EXTRACTED RECORDS:
— Start —

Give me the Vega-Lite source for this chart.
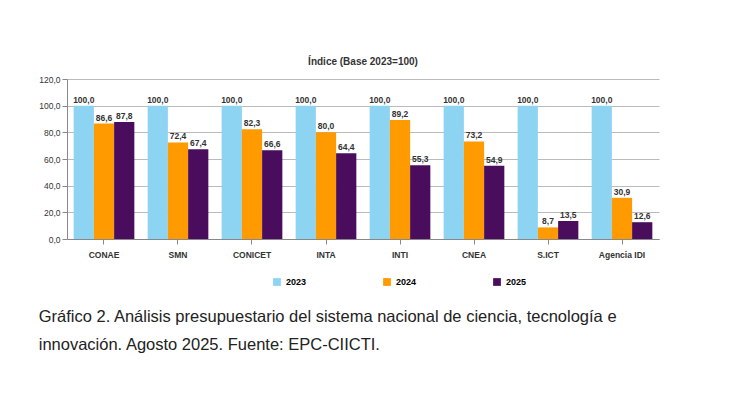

— End —
— Start —

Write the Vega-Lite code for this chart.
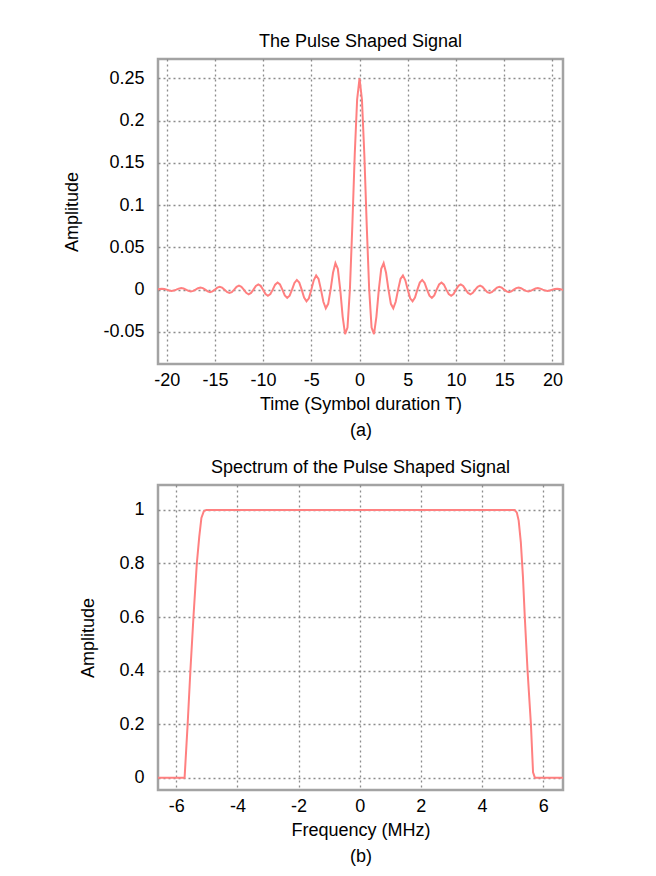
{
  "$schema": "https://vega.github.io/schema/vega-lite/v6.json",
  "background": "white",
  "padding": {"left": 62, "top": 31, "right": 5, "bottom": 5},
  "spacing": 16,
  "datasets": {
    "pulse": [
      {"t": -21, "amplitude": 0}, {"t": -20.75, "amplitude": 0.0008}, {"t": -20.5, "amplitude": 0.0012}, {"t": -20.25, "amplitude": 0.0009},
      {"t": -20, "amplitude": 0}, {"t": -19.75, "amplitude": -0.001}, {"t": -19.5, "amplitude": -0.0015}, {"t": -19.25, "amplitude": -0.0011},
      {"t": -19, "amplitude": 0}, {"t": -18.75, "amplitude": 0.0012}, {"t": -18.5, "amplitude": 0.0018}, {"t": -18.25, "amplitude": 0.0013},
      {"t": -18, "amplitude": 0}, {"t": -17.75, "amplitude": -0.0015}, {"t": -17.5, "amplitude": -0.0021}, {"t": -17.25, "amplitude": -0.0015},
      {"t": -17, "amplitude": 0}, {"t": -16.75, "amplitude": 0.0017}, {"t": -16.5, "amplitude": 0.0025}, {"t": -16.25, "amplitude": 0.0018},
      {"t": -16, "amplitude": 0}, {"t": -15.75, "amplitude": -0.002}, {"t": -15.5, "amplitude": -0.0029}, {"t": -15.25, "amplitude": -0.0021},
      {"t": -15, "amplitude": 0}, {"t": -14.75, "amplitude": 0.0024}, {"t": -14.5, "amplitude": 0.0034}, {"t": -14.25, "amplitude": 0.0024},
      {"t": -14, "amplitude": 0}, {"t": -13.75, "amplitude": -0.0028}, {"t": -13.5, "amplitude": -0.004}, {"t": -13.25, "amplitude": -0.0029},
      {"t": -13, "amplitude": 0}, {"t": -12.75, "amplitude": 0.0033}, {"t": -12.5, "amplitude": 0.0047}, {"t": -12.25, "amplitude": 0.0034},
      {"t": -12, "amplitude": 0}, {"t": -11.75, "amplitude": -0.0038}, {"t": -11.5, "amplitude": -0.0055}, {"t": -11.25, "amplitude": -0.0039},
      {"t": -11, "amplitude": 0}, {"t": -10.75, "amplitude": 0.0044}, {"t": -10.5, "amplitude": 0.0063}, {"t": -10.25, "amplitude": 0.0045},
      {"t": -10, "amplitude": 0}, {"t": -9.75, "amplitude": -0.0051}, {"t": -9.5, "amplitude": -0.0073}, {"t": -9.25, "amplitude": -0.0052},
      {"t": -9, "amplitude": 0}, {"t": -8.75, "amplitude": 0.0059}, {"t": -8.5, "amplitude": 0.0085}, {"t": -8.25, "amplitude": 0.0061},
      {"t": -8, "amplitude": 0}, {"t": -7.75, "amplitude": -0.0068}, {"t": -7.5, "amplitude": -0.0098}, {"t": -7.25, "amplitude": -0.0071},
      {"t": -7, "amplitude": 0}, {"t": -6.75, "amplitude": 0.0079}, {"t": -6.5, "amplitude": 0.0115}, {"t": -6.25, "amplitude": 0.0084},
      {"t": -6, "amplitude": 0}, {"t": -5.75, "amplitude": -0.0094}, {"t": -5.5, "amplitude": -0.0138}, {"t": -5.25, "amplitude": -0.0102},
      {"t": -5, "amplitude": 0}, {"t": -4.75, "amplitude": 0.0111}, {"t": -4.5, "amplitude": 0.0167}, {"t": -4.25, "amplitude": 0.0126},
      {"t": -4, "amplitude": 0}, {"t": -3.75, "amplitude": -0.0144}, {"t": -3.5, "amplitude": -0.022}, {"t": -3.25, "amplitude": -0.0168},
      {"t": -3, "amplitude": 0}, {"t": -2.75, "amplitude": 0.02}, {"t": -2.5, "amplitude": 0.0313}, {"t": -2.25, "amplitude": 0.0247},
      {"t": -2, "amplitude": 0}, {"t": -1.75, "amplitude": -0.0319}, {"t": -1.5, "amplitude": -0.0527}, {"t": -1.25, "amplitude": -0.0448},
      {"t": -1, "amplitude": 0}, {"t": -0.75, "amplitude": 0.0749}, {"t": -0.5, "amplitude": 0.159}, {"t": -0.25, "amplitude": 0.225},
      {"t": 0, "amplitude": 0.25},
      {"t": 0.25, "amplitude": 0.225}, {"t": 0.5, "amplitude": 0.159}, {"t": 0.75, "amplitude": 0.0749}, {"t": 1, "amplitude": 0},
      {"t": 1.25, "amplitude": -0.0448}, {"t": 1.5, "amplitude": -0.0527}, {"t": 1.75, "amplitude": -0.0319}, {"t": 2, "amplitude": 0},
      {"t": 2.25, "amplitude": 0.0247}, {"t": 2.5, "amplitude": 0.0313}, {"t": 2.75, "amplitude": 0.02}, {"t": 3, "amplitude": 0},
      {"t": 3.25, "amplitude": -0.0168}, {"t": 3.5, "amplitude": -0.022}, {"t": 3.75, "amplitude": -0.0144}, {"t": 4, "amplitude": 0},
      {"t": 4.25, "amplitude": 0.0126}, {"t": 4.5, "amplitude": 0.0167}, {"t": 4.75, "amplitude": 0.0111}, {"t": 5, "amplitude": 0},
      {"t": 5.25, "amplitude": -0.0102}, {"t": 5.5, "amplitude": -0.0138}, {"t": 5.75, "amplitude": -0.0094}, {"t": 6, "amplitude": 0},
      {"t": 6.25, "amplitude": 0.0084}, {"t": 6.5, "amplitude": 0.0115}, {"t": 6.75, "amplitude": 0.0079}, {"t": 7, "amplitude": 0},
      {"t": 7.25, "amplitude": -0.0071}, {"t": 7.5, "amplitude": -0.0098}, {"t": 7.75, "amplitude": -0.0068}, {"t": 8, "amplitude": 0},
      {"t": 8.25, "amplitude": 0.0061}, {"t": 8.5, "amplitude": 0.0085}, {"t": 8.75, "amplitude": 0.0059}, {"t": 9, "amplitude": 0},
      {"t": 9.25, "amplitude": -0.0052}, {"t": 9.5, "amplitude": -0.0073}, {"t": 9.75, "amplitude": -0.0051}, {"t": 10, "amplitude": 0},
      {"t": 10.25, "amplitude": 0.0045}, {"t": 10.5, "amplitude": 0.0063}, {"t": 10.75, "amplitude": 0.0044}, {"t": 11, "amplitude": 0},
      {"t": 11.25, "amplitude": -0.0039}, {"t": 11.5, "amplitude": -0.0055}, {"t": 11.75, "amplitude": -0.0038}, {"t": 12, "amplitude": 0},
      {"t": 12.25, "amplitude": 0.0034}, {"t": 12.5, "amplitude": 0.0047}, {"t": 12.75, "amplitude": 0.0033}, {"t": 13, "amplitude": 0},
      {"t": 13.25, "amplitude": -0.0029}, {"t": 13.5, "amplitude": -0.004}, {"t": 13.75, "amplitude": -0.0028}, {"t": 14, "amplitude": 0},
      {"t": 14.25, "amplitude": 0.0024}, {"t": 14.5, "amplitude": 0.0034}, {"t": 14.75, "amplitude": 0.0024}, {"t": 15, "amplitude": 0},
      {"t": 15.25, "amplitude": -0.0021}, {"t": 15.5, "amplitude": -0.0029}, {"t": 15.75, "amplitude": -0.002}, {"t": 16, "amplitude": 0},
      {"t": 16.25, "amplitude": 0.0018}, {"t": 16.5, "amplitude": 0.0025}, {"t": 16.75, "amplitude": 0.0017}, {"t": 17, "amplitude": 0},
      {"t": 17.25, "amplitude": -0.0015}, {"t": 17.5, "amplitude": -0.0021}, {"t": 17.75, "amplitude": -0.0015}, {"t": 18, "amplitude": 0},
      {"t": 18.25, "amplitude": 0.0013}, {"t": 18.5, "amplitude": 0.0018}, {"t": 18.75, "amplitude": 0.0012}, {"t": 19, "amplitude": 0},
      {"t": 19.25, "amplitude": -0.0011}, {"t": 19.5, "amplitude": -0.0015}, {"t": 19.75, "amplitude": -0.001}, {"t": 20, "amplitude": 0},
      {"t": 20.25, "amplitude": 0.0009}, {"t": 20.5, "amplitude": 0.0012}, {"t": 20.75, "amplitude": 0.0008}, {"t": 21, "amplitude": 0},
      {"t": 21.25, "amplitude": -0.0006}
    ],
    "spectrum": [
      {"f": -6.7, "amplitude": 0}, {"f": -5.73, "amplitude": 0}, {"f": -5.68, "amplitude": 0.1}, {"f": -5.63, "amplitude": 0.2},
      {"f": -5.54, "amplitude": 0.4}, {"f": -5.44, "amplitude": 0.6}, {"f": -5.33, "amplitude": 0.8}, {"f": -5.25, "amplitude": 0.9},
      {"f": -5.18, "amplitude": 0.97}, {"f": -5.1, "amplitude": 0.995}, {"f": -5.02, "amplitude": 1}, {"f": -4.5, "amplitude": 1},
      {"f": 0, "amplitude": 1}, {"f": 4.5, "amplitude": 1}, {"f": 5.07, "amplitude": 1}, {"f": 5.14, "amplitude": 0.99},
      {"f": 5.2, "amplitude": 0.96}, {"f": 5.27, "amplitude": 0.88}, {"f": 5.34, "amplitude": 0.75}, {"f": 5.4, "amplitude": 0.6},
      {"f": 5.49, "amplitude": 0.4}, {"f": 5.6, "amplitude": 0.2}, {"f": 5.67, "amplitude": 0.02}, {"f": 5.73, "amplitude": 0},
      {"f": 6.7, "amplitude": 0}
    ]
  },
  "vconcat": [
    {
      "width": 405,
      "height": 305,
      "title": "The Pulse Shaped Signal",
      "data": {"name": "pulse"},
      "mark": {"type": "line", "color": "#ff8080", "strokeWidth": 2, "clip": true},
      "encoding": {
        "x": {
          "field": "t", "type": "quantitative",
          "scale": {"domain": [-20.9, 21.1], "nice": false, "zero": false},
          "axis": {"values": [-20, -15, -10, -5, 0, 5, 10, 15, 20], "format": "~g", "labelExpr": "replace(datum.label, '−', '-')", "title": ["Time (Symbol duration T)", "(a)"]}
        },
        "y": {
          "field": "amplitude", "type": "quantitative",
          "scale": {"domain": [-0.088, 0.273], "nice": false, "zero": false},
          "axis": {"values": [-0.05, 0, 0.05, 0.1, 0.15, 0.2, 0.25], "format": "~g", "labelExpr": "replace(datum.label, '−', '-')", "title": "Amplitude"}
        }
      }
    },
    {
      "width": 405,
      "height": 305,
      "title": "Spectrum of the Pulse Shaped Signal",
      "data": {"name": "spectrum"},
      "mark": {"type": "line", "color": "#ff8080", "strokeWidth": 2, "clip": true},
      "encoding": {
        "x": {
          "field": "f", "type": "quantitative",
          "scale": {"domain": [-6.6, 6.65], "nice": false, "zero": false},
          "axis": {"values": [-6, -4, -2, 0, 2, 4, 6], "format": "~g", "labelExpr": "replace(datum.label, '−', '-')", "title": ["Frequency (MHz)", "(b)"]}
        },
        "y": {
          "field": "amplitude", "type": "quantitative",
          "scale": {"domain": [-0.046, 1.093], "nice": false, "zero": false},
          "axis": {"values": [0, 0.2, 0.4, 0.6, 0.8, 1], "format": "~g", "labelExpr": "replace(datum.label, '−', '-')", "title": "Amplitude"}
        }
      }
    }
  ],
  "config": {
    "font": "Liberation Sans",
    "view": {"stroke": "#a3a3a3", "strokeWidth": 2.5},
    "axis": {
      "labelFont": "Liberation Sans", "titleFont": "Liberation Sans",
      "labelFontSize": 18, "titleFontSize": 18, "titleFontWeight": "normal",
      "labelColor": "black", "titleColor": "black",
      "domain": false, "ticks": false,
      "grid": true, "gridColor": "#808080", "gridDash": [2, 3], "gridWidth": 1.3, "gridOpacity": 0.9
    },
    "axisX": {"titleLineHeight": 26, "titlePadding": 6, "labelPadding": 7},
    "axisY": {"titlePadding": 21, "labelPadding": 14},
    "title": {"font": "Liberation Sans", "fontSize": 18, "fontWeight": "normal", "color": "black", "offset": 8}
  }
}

— End —

Copy out all lines above that include the string "this".

REPLY:
Give me the Vega-Lite source for this chart.
Write the Vega-Lite code for this chart.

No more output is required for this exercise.